Ozarks Electric to install fiber line

To sell fast Net, TV, phone, too

FAYETTEVILLE -- Ozarks Electric Cooperative will offer fiber-optic Internet, telephone and television service throughout the cooperative's service area. The Fayetteville-based company will use a wholly owned subsidiary to keep that service separate from its electric service.

This venture will require burying 7,300 miles of fiber-optic cable over an estimated six years and a projected cost of at least $50 million, company spokesmen said. The company announced plans to offer service as fast as 1 gigabit per second -- 40 times as fast as the Federal Communications Commission's standard for a "broadband" system.

Broadband Access

About 8.5 percent of people in Washington County and 9.6 percent in Benton County live in areas with no access to broadband internet service, according to industry figures form “Broadband Now.” According to the same industry group, no residents of Washington County has access to the 1 gigabit per second rate. The figure for Benton County is one-tenth of one percent.

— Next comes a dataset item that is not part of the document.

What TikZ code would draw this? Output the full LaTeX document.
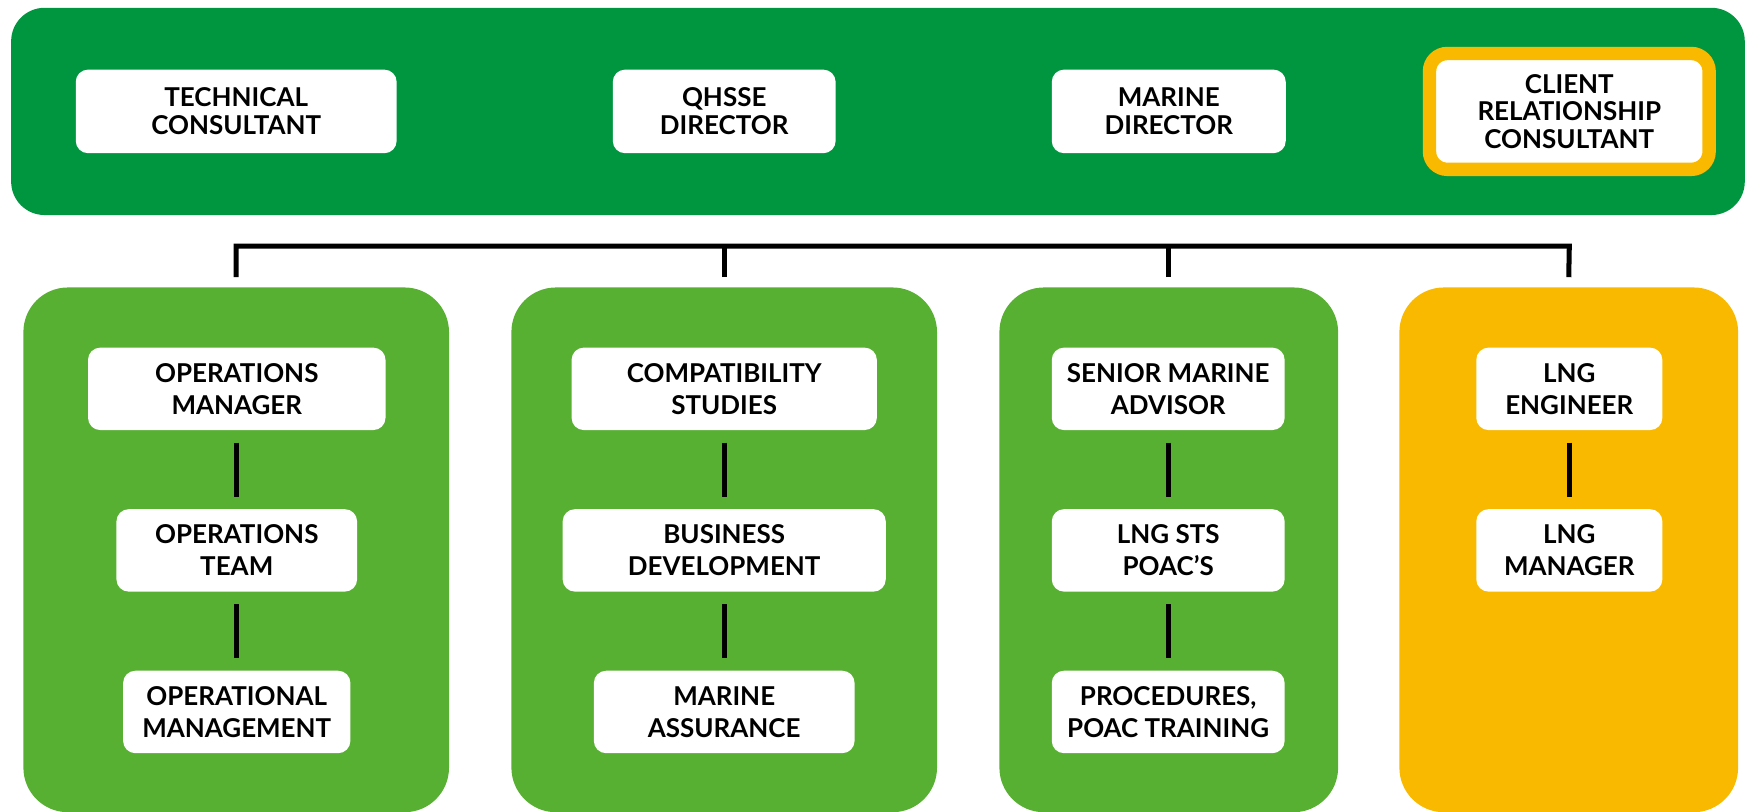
\documentclass[tikz,border=0pt]{standalone}
\usepackage{fontspec}
\setmainfont{Lato}
\usetikzlibrary{calc}
\definecolor{dkgreen}{RGB}{0,150,64}
\definecolor{ltgreen}{RGB}{88,176,50}
\definecolor{gold}{RGB}{249,185,0}
\tikzset{
  topbar/.style={fill=dkgreen, draw=none, rounded corners=30pt},
  colbox/.style={draw=none, rounded corners=40pt, minimum width=#1, minimum height=471pt, inner sep=0pt},
  basebox/.style={fill=white, draw=none, rounded corners=11pt, minimum width=#1,
    inner sep=0pt, align=center, text=black},
  wbox/.style={basebox=#1, minimum height=74pt,
    font=\bfseries\fontsize{23.3}{28.7}\selectfont},
  tbox/.style={basebox=#1, minimum height=75pt, font=\bfseries\fontsize{23.3}{24.8}\selectfont},
  conn/.style={draw=black, line width=4.5pt},
  vconn/.style={conn, shorten >=11pt, shorten <=11pt}
}
\begin{document}
\begin{tikzpicture}[x=1pt,y=-1pt]
\useasboundingbox (0,0) rectangle (1568,728);
% top bar
\node[topbar, minimum width=1556pt, minimum height=186pt, inner sep=0pt] (top) at (788,100) {};
\node[tbox=288pt] (tc) at (212,100) {TECHNICAL\\CONSULTANT};
\node[tbox=200pt] (qd) at (650,100) {QHSSE\\DIRECTOR};
\node[tbox=210pt] (md) at (1049,100) {MARINE\\DIRECTOR};
\node[tbox=251pt, minimum height=104pt, draw=gold, line width=12pt, rounded corners=16pt] (crc) at (1408.5,100) {CLIENT\\RELATIONSHIP\\CONSULTANT};
% columns
\node[colbox=382pt, fill=ltgreen] (c1) at (212,493.5) {};
\node[colbox=382pt, fill=ltgreen] (c2) at (650,493.5) {};
\node[colbox=304pt, fill=ltgreen] (c3) at (1049,493.5) {};
\node[colbox=304pt, fill=gold] (c4) at (1408,493.5) {};
% bus
\coordinate (b1) at (212,221);
\coordinate (b4) at (1408.5,221);
\draw[conn] ($(c1.north)+(0,-9)$) -- (b1) -- (b4) -- ($(c4.north)+(0,-9)$);
\draw[conn] ($(c2.north)+(0,-9)$) -- (c2.north |- b1);
\draw[conn] ($(c3.north)+(0,-9)$) -- (c3.north |- b1);
% column 1
\node[wbox=267pt] (om) at (212.5,349) {OPERATIONS\\MANAGER};
\node[wbox=216pt] (ot) at (212.5,494) {OPERATIONS\\TEAM};
\node[wbox=204pt] (omg) at (212.5,639) {OPERATIONAL\\MANAGEMENT};
% column 2
\node[wbox=274pt] (cs) at (650,349) {COMPATIBILITY\\STUDIES};
\node[wbox=290pt] (bd) at (650,494) {BUSINESS\\DEVELOPMENT};
\node[wbox=234pt] (ma) at (650,639) {MARINE\\ASSURANCE};
% column 3
\node[wbox=209pt] (sma) at (1048.5,349) {SENIOR MARINE\\ADVISOR};
\node[wbox=209pt] (sts) at (1048.5,494) {LNG STS\\POAC’S};
\node[wbox=209pt] (proc) at (1048.5,639) {PROCEDURES,\\POAC TRAINING};
% column 4
\node[wbox=167pt] (le) at (1408.5,349) {LNG\\ENGINEER};
\node[wbox=167pt] (lm) at (1408.5,494) {LNG\\MANAGER};
% vertical links
\draw[vconn] (om) -- (ot);
\draw[vconn] (ot) -- (omg);
\draw[vconn] (cs) -- (bd);
\draw[vconn] (bd) -- (ma);
\draw[vconn] (sma) -- (sts);
\draw[vconn] (sts) -- (proc);
\draw[vconn] (le) -- (lm);
\end{tikzpicture}
\end{document}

About 6.6 percent of the state's population has access to any fiber-optic system, a number included within the 26 percent of Arkansans who have access to any form of broadband, according to industry figures. About one-fourth of the people in the United States have access to fiber-optic Internet service.

The move will not add anything to electric rates, said Alyssa Roberts, spokesman for the utility. In fact, the primary purpose of the project is to help keep electric costs under control, she said. A fiber-optic network will allow the utility to monitor its equipment and electric flow throughout its grid, she said. The cooperative can spot any power failure and know the details of why it is happening almost immediately once this system is in place, she said. The system is expected to pay for itself in savings on operating and maintenance costs in a few years.

Ozark Electric's system stretches from Cherokee County, Okla., to the eastern border of Madison County in Arkansas. Ozark Electric serves about 71,000 customers, including businesses. The nonprofit utility received approval from the state Public Service Commission for a 4.12 percent increase in February. That rate increase will take effect in June and was for rising costs, not the fiber-optic venture, according to commission records.

There is no good reason to deny customers and other interested parties in that service area access to the fiber-optic system once it is installed, Roberts said. Customers will not have to pay for access to the system unless they want it, she said. How much the service will cost and when it will be available to any given section of the service area is still being calculated, she said. Selling access to telecommunications service is expected to defray at least some of the cost of installing the system.

"When electric cooperatives started in the 1930s, their goal was to bring needed electric service to rural areas," Roberts said. "Today, high-speed Internet is a needed service and we're glad to be bringing it to rural areas."

A new, wholly owned subsidiary of the company will handle this new telecommunications venture: OzarksGo LLC. General Manager Randy Klindt of OzarksGo was general manager of a similar venture in Missouri before being hired this month by Ozarks Electric. Klindt managed Co-Mo Connect, a subsidiary of Co-Mo Electric Cooperative, in Tipton, Mo.

"If they can do this economically, this might be the saving grace we've been looking for," state Rep. Dan Douglas, R-Bentonville, said of the cooperative's plan. Douglas has a longtime interest in bringing high-speed Internet to the state.

Arkansas ranks 48th among the 50 states in the percentage of its residents who have access to any broadband capacity, according to Broadband Now, a telecommunications industry lobby.

To date, high-speed Internet has only been offered in areas with a relatively high population density, Douglas said. Rural areas in general and east Arkansas' Delta region in particular have not attracted Internet providers, he said. Now, Ozarks Electric wants a fiber-optic system to monitor a wide-ranging electrical system serving a relatively sparse population -- exactly the kind of area that has not attracted high-speed Internet in the past, he said.

None of the other 16 electric co-operatives in Arkansas have announced similar plans, although the idea has been tried in other states, said Rob Roedel spokesman for the Electric Cooperatives of Arkansas.

The plan could put existing telecommunications providers at an unfair disadvantage, an industry spokesman said.

"Arkansas' cable providers have faced competition for years," said Joe Molinaro, executive director of the Arkansas Cable Telecommunications Association. "New entrants into the competitive broadband market occur regularly. This may be the first time, however, that an entity having direct control over our ability to offer services in the marketplace has decided to compete directly with us.

"Telecommunications providers in Arkansas pay millions of dollars annually to electric cooperatives to access power poles across the state. Some electric cooperatives are now not only our landlords, but our competitors.

"The Arkansas Public Service Commission is currently taking steps to address historic issues associated with these very relationships," Molinaro said. "We're quite certain lawmakers and regulators will agree that everyone needs to play by the same set of rules. Consumers will be the ultimate winner as a result."